_Work to be completed_.
Copy every line of the following data that includes the string "page".
##### Data shown
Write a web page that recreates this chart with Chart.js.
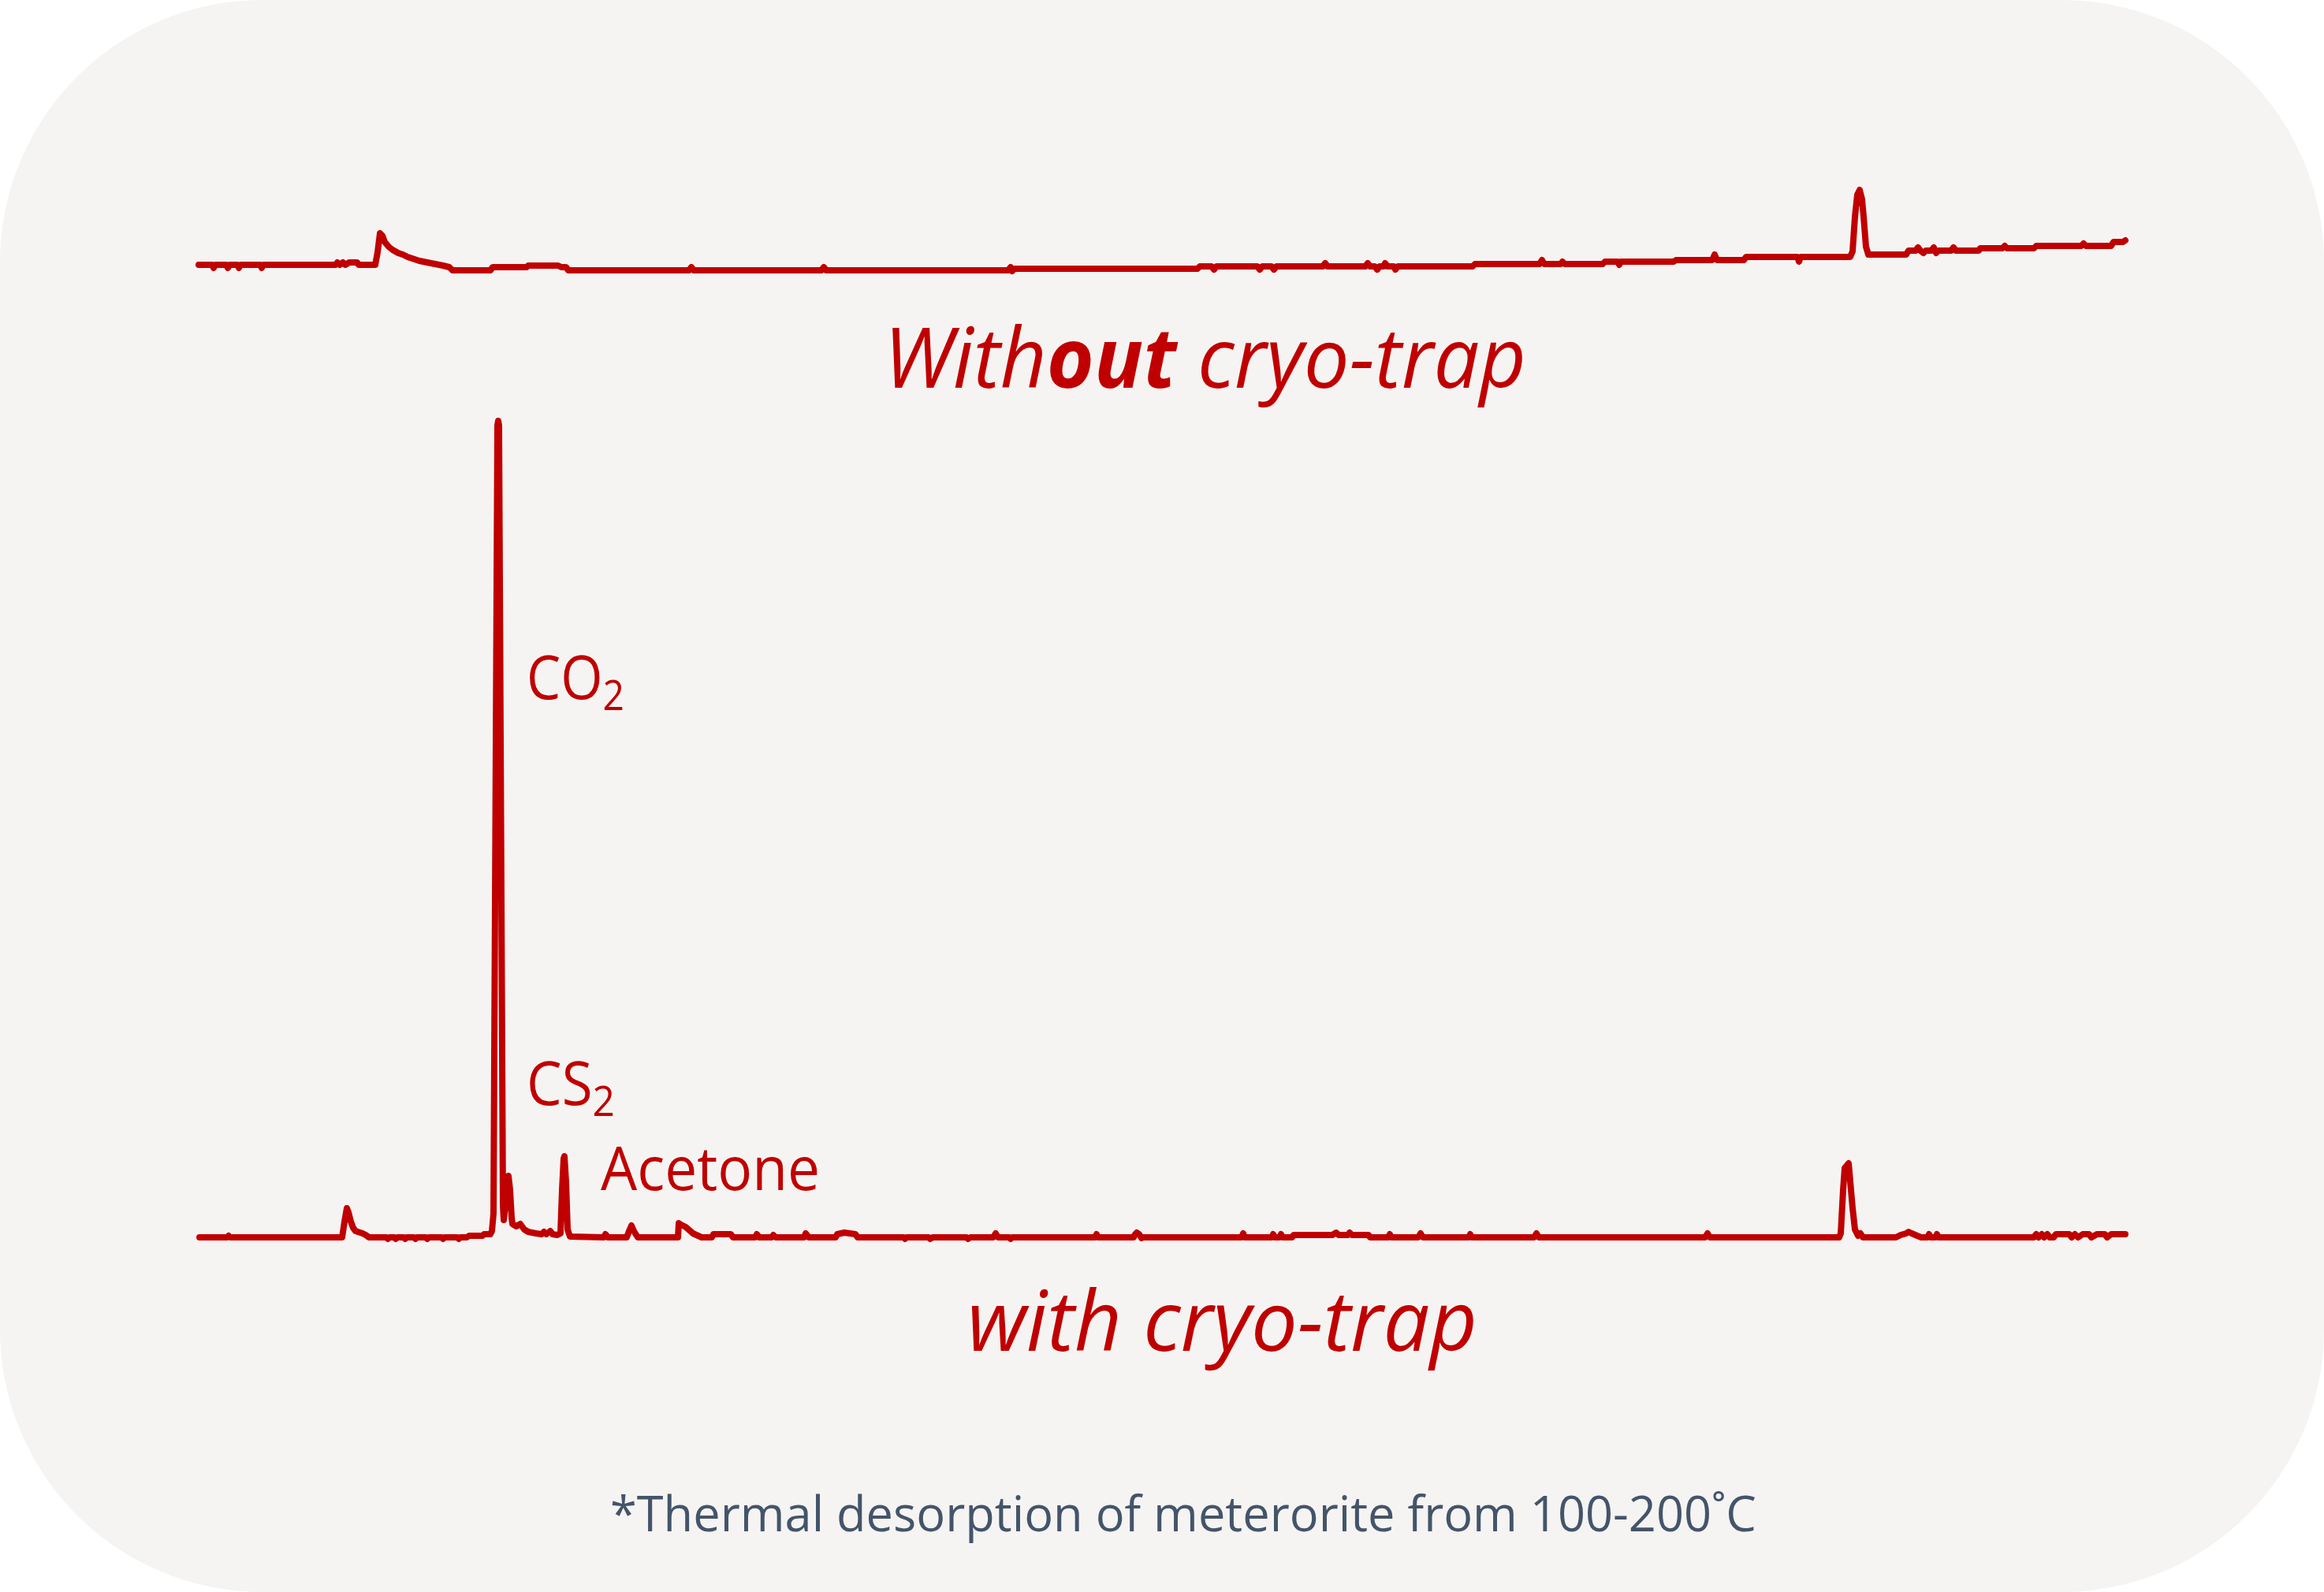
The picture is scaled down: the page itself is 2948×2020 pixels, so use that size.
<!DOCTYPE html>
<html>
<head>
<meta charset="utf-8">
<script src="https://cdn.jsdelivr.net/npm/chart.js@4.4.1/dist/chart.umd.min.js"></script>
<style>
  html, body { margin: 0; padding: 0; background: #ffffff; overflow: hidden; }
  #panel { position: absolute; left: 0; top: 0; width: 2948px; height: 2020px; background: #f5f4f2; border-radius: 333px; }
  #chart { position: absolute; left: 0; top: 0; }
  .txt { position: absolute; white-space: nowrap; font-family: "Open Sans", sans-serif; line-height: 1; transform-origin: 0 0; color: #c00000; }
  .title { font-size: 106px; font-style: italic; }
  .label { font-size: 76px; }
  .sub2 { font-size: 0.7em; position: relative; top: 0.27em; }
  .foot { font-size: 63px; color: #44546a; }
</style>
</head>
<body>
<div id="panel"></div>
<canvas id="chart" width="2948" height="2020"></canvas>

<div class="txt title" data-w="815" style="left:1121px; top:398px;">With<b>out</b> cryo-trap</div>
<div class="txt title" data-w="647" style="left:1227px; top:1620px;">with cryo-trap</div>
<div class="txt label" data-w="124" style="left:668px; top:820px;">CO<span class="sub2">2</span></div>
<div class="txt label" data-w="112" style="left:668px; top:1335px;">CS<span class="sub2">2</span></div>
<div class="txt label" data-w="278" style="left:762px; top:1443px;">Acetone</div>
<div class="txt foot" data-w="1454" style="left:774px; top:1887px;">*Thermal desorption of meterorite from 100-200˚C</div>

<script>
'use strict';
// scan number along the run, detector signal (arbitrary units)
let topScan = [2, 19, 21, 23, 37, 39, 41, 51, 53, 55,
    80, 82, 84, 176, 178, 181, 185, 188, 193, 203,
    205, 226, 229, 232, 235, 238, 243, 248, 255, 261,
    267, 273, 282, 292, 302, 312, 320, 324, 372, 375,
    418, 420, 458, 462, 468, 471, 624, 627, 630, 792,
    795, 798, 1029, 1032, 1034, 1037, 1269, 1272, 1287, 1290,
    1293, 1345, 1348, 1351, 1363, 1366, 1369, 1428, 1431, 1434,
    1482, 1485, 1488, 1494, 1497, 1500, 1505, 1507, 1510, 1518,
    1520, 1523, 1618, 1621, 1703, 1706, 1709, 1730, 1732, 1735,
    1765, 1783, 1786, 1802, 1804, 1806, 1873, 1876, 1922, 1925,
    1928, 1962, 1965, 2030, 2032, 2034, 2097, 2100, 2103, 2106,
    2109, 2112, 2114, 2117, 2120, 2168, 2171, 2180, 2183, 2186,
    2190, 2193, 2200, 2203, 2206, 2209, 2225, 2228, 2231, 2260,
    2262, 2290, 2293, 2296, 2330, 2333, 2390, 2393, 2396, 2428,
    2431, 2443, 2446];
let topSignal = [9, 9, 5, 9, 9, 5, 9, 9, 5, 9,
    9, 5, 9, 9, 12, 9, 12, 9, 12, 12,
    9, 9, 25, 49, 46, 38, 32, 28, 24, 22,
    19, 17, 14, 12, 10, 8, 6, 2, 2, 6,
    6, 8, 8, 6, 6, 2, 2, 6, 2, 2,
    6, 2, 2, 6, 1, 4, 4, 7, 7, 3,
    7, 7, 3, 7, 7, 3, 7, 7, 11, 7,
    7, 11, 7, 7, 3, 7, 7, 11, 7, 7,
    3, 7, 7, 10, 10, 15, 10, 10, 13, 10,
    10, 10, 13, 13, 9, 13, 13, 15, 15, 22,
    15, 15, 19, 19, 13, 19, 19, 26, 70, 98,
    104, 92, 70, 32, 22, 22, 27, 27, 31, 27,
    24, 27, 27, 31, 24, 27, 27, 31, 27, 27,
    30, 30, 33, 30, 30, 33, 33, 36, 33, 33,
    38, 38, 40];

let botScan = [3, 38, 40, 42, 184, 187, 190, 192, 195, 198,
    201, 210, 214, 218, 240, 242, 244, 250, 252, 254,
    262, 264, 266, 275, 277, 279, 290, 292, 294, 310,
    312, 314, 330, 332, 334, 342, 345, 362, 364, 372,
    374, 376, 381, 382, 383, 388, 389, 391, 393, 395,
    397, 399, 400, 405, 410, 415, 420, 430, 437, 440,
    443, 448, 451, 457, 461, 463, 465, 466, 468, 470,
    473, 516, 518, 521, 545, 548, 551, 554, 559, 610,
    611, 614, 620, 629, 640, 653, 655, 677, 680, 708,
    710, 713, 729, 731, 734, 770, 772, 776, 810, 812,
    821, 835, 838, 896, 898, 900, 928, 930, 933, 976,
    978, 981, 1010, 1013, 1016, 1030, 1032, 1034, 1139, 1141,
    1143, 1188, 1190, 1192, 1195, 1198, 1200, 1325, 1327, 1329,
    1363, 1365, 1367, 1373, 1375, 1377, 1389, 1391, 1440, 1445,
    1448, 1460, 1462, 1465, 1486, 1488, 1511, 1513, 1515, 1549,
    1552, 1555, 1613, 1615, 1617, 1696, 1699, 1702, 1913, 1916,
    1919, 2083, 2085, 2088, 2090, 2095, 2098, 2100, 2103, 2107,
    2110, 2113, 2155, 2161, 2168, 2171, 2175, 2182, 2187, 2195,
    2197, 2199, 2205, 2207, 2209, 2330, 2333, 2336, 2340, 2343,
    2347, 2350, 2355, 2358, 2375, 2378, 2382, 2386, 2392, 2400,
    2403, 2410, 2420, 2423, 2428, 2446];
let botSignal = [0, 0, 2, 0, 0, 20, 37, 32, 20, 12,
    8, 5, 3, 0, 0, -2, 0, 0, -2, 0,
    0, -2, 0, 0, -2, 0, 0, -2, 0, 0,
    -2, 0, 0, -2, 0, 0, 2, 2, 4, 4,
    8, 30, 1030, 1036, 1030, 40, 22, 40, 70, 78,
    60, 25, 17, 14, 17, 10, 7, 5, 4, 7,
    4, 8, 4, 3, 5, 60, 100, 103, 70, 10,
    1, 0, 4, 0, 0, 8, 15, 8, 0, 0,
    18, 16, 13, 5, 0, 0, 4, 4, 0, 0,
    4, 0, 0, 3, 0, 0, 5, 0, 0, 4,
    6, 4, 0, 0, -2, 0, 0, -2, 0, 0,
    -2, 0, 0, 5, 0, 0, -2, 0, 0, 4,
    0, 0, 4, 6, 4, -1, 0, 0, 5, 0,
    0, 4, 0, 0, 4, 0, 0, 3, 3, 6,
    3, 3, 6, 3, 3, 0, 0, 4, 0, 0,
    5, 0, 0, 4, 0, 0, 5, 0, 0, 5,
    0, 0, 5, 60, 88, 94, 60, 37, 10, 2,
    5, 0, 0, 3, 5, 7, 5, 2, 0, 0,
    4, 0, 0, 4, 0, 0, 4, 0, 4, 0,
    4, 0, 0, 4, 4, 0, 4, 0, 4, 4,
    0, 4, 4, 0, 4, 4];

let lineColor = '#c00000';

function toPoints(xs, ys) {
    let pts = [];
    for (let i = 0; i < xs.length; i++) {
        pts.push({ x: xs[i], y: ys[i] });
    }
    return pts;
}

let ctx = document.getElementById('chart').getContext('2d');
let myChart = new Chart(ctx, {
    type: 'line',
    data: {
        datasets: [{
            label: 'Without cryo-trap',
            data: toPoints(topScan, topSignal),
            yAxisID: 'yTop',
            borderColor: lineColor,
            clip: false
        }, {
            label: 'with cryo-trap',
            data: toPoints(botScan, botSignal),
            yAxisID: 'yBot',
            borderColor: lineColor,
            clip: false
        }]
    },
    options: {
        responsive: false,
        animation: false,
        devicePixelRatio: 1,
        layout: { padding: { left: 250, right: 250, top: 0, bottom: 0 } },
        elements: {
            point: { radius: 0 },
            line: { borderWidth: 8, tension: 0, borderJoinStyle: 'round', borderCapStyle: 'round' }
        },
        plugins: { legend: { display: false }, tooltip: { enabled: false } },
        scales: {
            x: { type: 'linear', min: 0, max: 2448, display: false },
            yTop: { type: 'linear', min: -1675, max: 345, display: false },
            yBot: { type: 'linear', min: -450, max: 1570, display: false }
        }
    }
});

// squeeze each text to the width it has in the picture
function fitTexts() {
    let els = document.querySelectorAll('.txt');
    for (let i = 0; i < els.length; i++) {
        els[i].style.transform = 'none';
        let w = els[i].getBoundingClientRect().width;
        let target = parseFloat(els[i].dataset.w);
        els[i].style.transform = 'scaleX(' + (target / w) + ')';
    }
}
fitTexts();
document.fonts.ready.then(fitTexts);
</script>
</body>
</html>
##########
_Result of the task_.
Write a web page that recreates this chart with Chart.js.
The picture is scaled down: the page itself is 2948×2020 pixels, so use that size.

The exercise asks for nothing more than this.